According to Reuters, two attacks in particular weighed on organizers as they discussed in autumn whom to give the honor of initiating the ceremonial ball drop just before midnight, according to Tim Tompkins, president of the Times Square Alliance.
One was the killing of Jamal Khashoggi, a Saudi columnist for the Washington Post and U.S. resident, inside a Saudi Arabian consulate in Turkey. The other was the mass shooting in June in the newsroom of The Capital, a newspaper in Annapolis, Maryland, in which five employees were killed.
Joel Simon, executive director of the Committee to Protect Journalists, said the Times Square Alliance approached his group because of “the perception that the journalism and journalists in particular are under threat and their role is being questioned.”
Simon, who said he usually spends New Year’s Eve playing Scrabble with his wife in New Hampshire’s White Mountains, will be in the spotlight at the Times Square festivities, joining Mayor Bill de Blasio to launch the ball drop a minute before midnight.
Simon will be joined onstage by journalists from U-S and international news outlets, including NBC Nightly News and Dateline NBC anchor Lester Holt, ABC News Chief Global Affairs Correspondent Martha Raddatz, and Karen Attiah, global opinions editor at The Washington Post.
Snoop Dogg, Sting and Christina Aguilera will welcome 2019 in a packed Times Square Monday along with revelers from around the world who come to see the traditional crystal ball drop, fireworks and a blizzard of confetti.

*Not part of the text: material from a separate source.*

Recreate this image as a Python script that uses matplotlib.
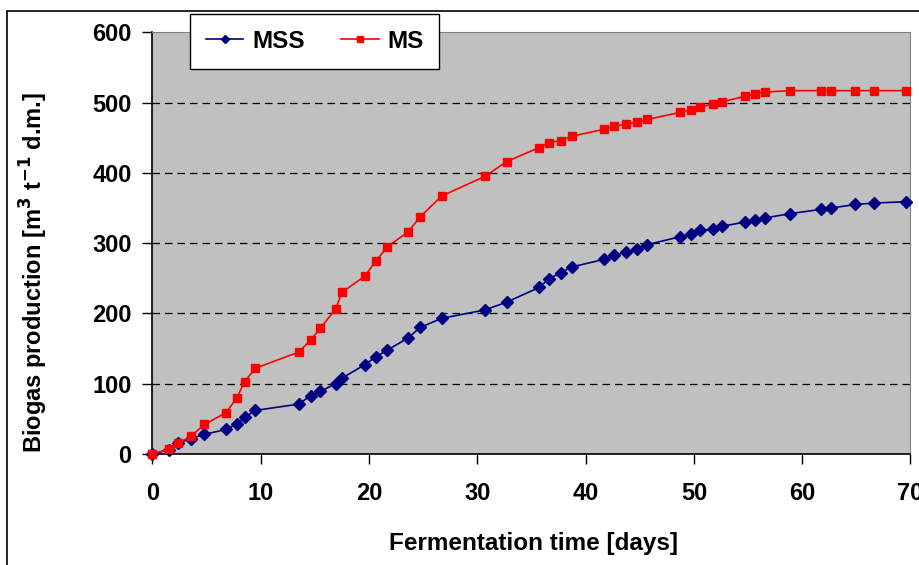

According to the A-P, spectators are expected to start assembling in early afternoon for the made-for-TV extravaganza. As has been the case for years, the celebration will take place under tight security, with partygoers checked for weapons and then herded into pens, ringed by metal barricades, where they wait for the stroke of midnight. Last year’s event was one of the coldest on record at 10 degrees Fahrenheit. Forecasters say Monday’s party will take place amid mild temperatures but possibly rain. Umbrellas are banned for security reasons.